Neha is the recently-turned-eight-year-old across the street. Every encounter with her is an edifying experience. A few mornings ago she skipped over with her grandmother and our share of homemade Divali sweets. I was en route, basket in hand, to our back yard, to gather morning flowers. “Pavithrakka can I also come? I am loving flauv-ers very much,” says Neha, in her fun, formal, not always grammatically correct, but unfailing expressive English. “Of course,” I say, and we head towards the Coral Jasmine tree out back- a tall, slender trunked beauty that all year round rains fragrant white blossoms with bright coral stalks onto the grass each night. Gathering these flowers each morning is a ritual of enchantment. Magic is born in the presence of such unreasonable, unravished beauty.
I wish I could say that such a poetic start to the morning renders one invincible to all the daily demons of impatience, and indignation, of I-ness and My-ness and My-Soul-Is-A-Squashed-Tomato-ness. But apparently you can’t buy that kind of invincibility with a basketful of flowers. It takes a modicum more diligence, more vigilance than that. But what gathering a morning basketful of flowers can provide is- a sort of sacred space to set the tone of the day. There’s a Tibetan phrase for this that I learnt recently– penpa tang. And I have found that setting that sacred space does make a difference in how I live my day- or at least in my awareness of how I live my day. Or perhaps I’m just trying to dignify my self-proclaimed vocation, of, à la James Kavanugh, being born to–
“(…)catch dragons in their dens
And pick flowers
To tell tales and laugh away the morning
To drift and dream like a lazy stream
And walk barefoot across sunshine days”
Either way, I am here now with Neha, under the Coral Jasmine tree. When it rains at night, this tree pours. And it is monsoon season now, so the ground beneath the tree is carpeted in white and orange. Drifts of blossoms, so deep they can be gathered by the careful-not-to-crush fistful. I reach over with both hands, and shake the trunk gently. Neha tilts her head and looks up, watching the white sudden swirl of blossoms, blossoms falling like stars, falling like snowflakes. Her expression one of perfectly mingled awe and delight (my day is made in that moment.) We both bend in unison to the sweetly-scented task at hand. I find myself wondering, with a faint twinge of apprehension and amusement, what Neha is going to say next. I am loathe to let the lyricism of this moment veer into the prosaic. As ridiculous as it sounds, I find myself wanting to shield the sacredness of the space from small talk. This is because I have momentarily forgotten that 8-year-olds do not do small talk.

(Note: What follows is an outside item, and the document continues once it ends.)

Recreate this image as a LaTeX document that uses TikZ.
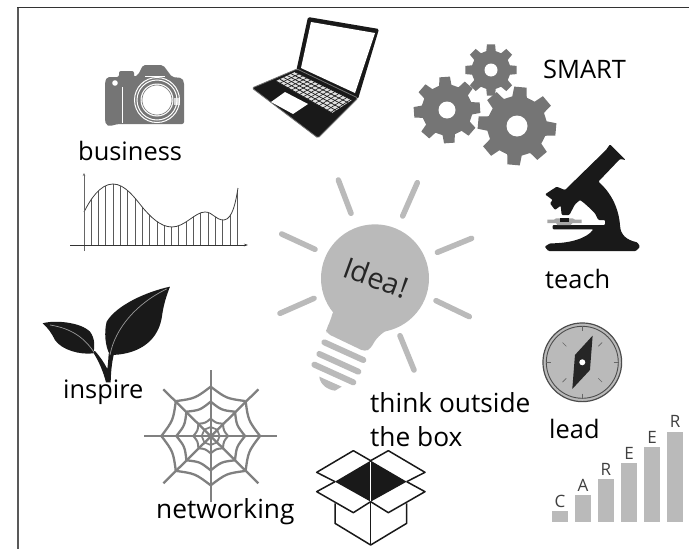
\documentclass[tikz,border=0pt]{standalone}
\usepackage{fontspec}
\setmainfont{Open Sans}
\usetikzlibrary{calc,arrows.meta}
\definecolor{lite}{gray}{0.73}
\definecolor{midg}{gray}{0.46}
\definecolor{webg}{gray}{0.50}
\definecolor{ink}{gray}{0.10}
\tikzset{
  label text/.style={font=\fontsize{25.4}{25.4}\selectfont,anchor=base west,inner sep=0pt,text=black},
  wide text/.style={label text,font=\fontsize{26.3}{26.3}\selectfont},
  ray/.style={draw=lite,line width=5.5pt,line cap=round},
  band/.style={draw=lite,line width=6pt,line cap=round},
  webline/.style={draw=webg,line width=2.3pt},
  boxline/.style={draw=ink,line width=1.5pt,line join=round},
  bar/.style={fill=lite},
  barletter/.style={font=\fontsize{17}{17}\selectfont,anchor=base,inner sep=0pt,text=black!75},
  zoomed/.style={shift={(#1)},scale=1/3}
}
% centre x, centre y, outer r, root r, hole r, rotation
\newcommand{\cog}[6]{%
  \begin{scope}[shift={(#1,#2)}]
  \fill[midg] ({#6-14}:#4) \foreach \k in {0,...,7} {
     -- ({#6+\k*45-14}:#4) -- ({#6+\k*45-9}:#3) -- ({#6+\k*45+9}:#3) -- ({#6+\k*45+14}:#4)} -- cycle;
  \fill[white] (0,0) circle (#5);
  \end{scope}}
\begin{document}
\begin{tikzpicture}[x=1pt,y=-1pt]
\useasboundingbox (0,0) rectangle (689,549);
\fill[white] (0,0) rectangle (689,549);
% frame
\draw[gray!70!black,line width=1.6pt] (17.7,7) -- (17.7,549);
\draw[black!80,line width=1.1pt] (17,7.3) -- (689,7.3);

% camera
\fill[midg,rounded corners=2pt] (105,120) -- (105,82) -- (107,77) -- (119,77) -- (119,71) -- (134,71) -- (134,77) -- (138,75) -- (143,65) -- (163,65) -- (172,77) -- (182,78) -- (184,82) -- (184,124) -- (118,124) -- (110,126) -- (106,125) -- cycle;
\fill[white] (115,83) circle (2.8);
\draw[white,line width=0.9pt] (122,87) -- (122,123);
\draw[white,line width=0.9pt] (145,76) -- (165,76);
\fill[white!85!black] (174,98) rectangle (180,105);
\draw[white,line width=1pt] (157,100) circle (22.5);
\draw[white,line width=1pt] (157,100) circle (20);
\fill[white] (157,100) circle (16.5);
\draw[midg,line width=0.6pt] (157,100) circle (15);

% chart
\begin{scope}
\clip (84,212) .. controls (90,200) and (100,184) .. (113,184) .. controls (125,184) and (135,198) .. (143,208) .. controls (150,216) and (160,227) .. (172,227) .. controls (185,227) and (195,212) .. (205,212) .. controls (213,212) and (215,220) .. (224,220) .. controls (233,219) and (236,200) .. (238,188) -- (238,246) -- (84,246) -- cycle;
\foreach \k in {0,...,21} {\draw[black!65,line width=0.9pt] ({84+\k*7.3},180) -- ({84+\k*7.3},246);}
\end{scope}
\draw[black!75,line width=0.8pt] (84,212) .. controls (90,200) and (100,184) .. (113,184) .. controls (125,184) and (135,198) .. (143,208) .. controls (150,216) and (160,227) .. (172,227) .. controls (185,227) and (195,212) .. (205,212) .. controls (213,212) and (215,220) .. (224,220) .. controls (233,219) and (236,200) .. (238,188);
\draw[black!60,line width=1pt,-{Stealth[length=3pt,width=2.5pt]}] (84,251) -- (84,173);
\draw[black!80,line width=0.9pt,-{Stealth[length=4pt,width=2.5pt]}] (70,245) -- (248,245);

% laptop
\fill[ink,rounded corners=1.5pt] (308,17) -- (379,29) -- (358,99) -- (296,72) -- cycle;
\fill[white] (311,22) -- (375,33) -- (355,93) -- (301,68) -- cycle;
\fill[ink,rounded corners=1.5pt,draw=black!55,line width=0.8pt] (252,88) -- (297,69) -- (358,98) -- (318,138) -- cycle;
\fill[white] (271,102) -- (285,92) -- (308,104) -- (293,114) -- cycle;
\coordinate (ka) at (276,81);
\coordinate (kb) at (295,72);
\coordinate (kc) at (352,100);
\coordinate (kd) at (332,113);
\fill[black!12] (ka) -- (kb) -- (kc) -- (kd) -- cycle;
\foreach \t in {0,0.2,0.4,0.6,0.8,1} {\draw[ink,line width=0.7pt] ($(ka)!\t!(kb)$) -- ($(kd)!\t!(kc)$);}
\foreach \t in {0.07,0.14,...,1} {\draw[ink,line width=0.6pt] ($(ka)!\t!(kd)$) -- ($(kb)!\t!(kc)$);}

% gears
\cog{491}{70}{26}{19.5}{6.5}{0}
\cog{447}{110}{33.5}{25.5}{8.5}{-4}
\cog{517}{126}{39.5}{30}{10.5}{5}

% microscope
\begin{scope}[zoomed={530,135}]
\fill[ink,rounded corners=1pt] (240,28) -- (287,75) -- (270,72) -- (205,140) .. controls (240,170) and (265,215) .. (270,270) .. controls (272,300) and (290,315) .. (322,322) -- (330,335) -- (318,348) -- (55,348) -- (44,335) -- (60,325) .. controls (120,325) and (170,310) .. (190,283) -- (68,283) -- (68,270) -- (225,270) -- (225,255) -- (205,255) -- (195,235) .. controls (185,225) and (165,205) .. (150,195) -- (135,208) -- (118,240) -- (95,240) -- (92,212) -- (75,225) -- (60,205) -- (68,195) -- (45,178) -- (80,155) -- (105,165) -- (228,45) -- cycle;
\fill[black!35] (78,250) -- (128,250) -- (135,254) -- (155,254) -- (155,264) -- (128,264) -- (122,270) -- (82,270) -- (78,264) -- (52,264) -- (52,254) -- (72,254) -- cycle;
\fill[ink] (90,248) rectangle (116,262);
\end{scope}

% bulb
\begin{scope}[zoomed={270,170}]
\fill[lite] (315,325) circle (162);
\fill[lite,rounded corners=4pt] (190,420) .. controls (185,440) and (178,460) .. (168,478) -- (170,490) -- (285,545) -- (303,535) .. controls (320,500) and (345,480) .. (390,462) -- (315,325) -- cycle;
\draw[ray] (205,30) -- (243,130);
\draw[ray] (442,38) -- (398,138);
\draw[ray] (35,192) -- (135,238);
\draw[ray] (605,205) -- (502,247);
\draw[ray] (30,430) -- (132,385);
\draw[ray] (498,392) -- (598,440);
\draw[ray] (390,497) -- (432,600);
\draw[band] (163,517) -- (280,570);
\draw[band] (148,552) -- (265,605);
\draw[band] (133,584) -- (250,637);
\fill[lite] (148,620) -- (215,650) -- (195,662) .. controls (175,660) and (150,645) .. (148,620) -- cycle;
\node[font=\fontsize{29}{29}\selectfont,text=black!85,rotate=-20,inner sep=0pt] (idea) at (318,322) {Idea!};
\end{scope}

% plant
\begin{scope}[zoomed={0,275}]
\fill[ink] (510,35) .. controls (440,50) and (350,90) .. (320,140) .. controls (312,170) and (315,215) .. (330,240) .. controls (400,240) and (470,210) .. (485,130) .. controls (490,90) and (500,60) .. (510,35) -- cycle;
\fill[ink] (128,145) .. controls (160,135) and (240,140) .. (270,170) .. controls (285,190) and (285,215) .. (280,235) .. controls (240,240) and (185,225) .. (165,195) .. controls (155,175) and (145,160) .. (128,145) -- cycle;
\fill[ink] (278,230) .. controls (295,255) and (310,290) .. (318,322) -- (332,322) .. controls (333,290) and (335,265) .. (342,236) -- (326,236) .. controls (325,255) and (324,265) .. (322,282) .. controls (312,262) and (300,245) .. (285,228) -- cycle;
\draw[black!40,line width=0.7pt] (500,42) .. controls (410,85) and (345,160) .. (330,240);
\draw[black!40,line width=0.7pt] (150,150) .. controls (215,160) and (255,190) .. (282,232);
\end{scope}

% web
\begin{scope}[zoomed={210.7,436}]
\draw[webline] (-199,0) -- (200,0);
\draw[webline] (0,-198) -- (0,197);
\draw[webline] (-142,-140) -- (143,142);
\draw[webline] (143,-140) -- (-142,142);
\foreach \a in {0,45,...,315} {
  \draw[webline] (\a:148) .. controls ({\a+22.5}:122) .. ({\a+45}:148);
  \draw[webline] (\a:103) .. controls ({\a+22.5}:84) .. ({\a+45}:103);
  \draw[webline,line width=2pt] (\a:52) .. controls ({\a+22.5}:42) .. ({\a+45}:52);
  \draw[webline,line width=1.7pt] (\a:27) .. controls ({\a+22.5}:22) .. ({\a+45}:27);
}
\end{scope}

% box
\begin{scope}[zoomed={300,440}]
\fill[ink] (212,62) -- (320,125) -- (212,185) -- (105,125) -- cycle;
\draw[boxline] (212,62) -- (160,32) -- (50,97) -- (105,125);
\draw[boxline] (212,62) -- (265,32) -- (375,97) -- (320,125);
\draw[boxline] (105,125) -- (50,155) -- (160,218) -- (212,185);
\draw[boxline] (320,125) -- (375,155) -- (265,218) -- (212,185);
\draw[boxline] (105,190) -- (105,250) -- (212,315) -- (320,250) -- (320,190);
\draw[boxline] (212,185) -- (212,315);
\draw[white,line width=1.2pt] (212,66) -- (212,182);
\end{scope}

% compass
\begin{scope}[zoomed={582.3,362.3}]
\fill[lite] (0,0) circle (118);
\draw[black!70,line width=1.2pt] (0,0) circle (118);
\draw[black!70,line width=0.9pt] (0,0) circle (108);
\foreach \a in {0,90,180,270} {\draw[black!60,line width=0.7pt] (\a:94) -- (\a:108);}
\foreach \a in {45,135,225,315} {\draw[black!60,line width=0.7pt] (\a:68) -- (\a:84);}
\fill[black!85] (31,-80) -- (23,23) -- (-30,80) -- (-22,-22) -- cycle;
\fill[white] (0,0) circle (9);
\end{scope}

% career bars
\foreach \h/\t [count=\i from 0] in {708/C,660/A,613/R,565/E,517/E,470/R} {
  \fill[lite] ({551.7+\i*23},{275+\h/3}) rectangle ({568.3+\i*23},{275+740/3});
  \node[barletter] (bar\i) at ({560+\i*23},{275+\h/3-4}) {\t};
}

% labels
\node[label text] (smart) at (543,78) {SMART};
\node[label text] (business) at (78,160.5) {business};
\node[label text] (teach) at (545,288) {teach};
\node[label text] (inspire) at (63,398) {inspire};
\node[wide text] (networking) at (156,518) {networking};
\node[wide text] (think) at (370,412) {think outside};
\node[wide text] (thebox) at (370,446) {the box};
\node[label text] (lead) at (549,438) {lead};
\end{tikzpicture}
\end{document}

“Do you like Mother Teresa?” Neha’s question asked in the micro-interval between one handful of blossoms and the next, is matter-of-fact and sans preamble.
“Y-yes,” I answer, somewhat startled, but also intrigued by, her choice of conversation starters.
“I also am liking her very much. She is helping all the people who are suffering from This and That. Nobody else to help them otherwise. All the people in the world say she is very kind. And then she died.”
The small heap of flowers in the basket is growing. Fresh, soft white flowers today. Dried brown brittle ones tomorrow.
“What did you say?” I have to know whether I heard the last part of this little impromptu speech correctly.
“She died,” says Neha, all of eight, “End of story.”
“End of story,” I echo.
“Pavithrakka look at this,” she is pointing to a fern under the tree, a fern that is now strewn with small white flowers, “It looks like the flowers grew there, no?” A thought I’ve so often had.
“Yes it does. Neha– what do you want to be when you grow up?” And in my head I have already framed her answer– she will want to help people suffering from This and That, like Mother Teresa.
Neha looks over at me for a brief moment, then–
“I think I will also be a Flower Collector,” she says.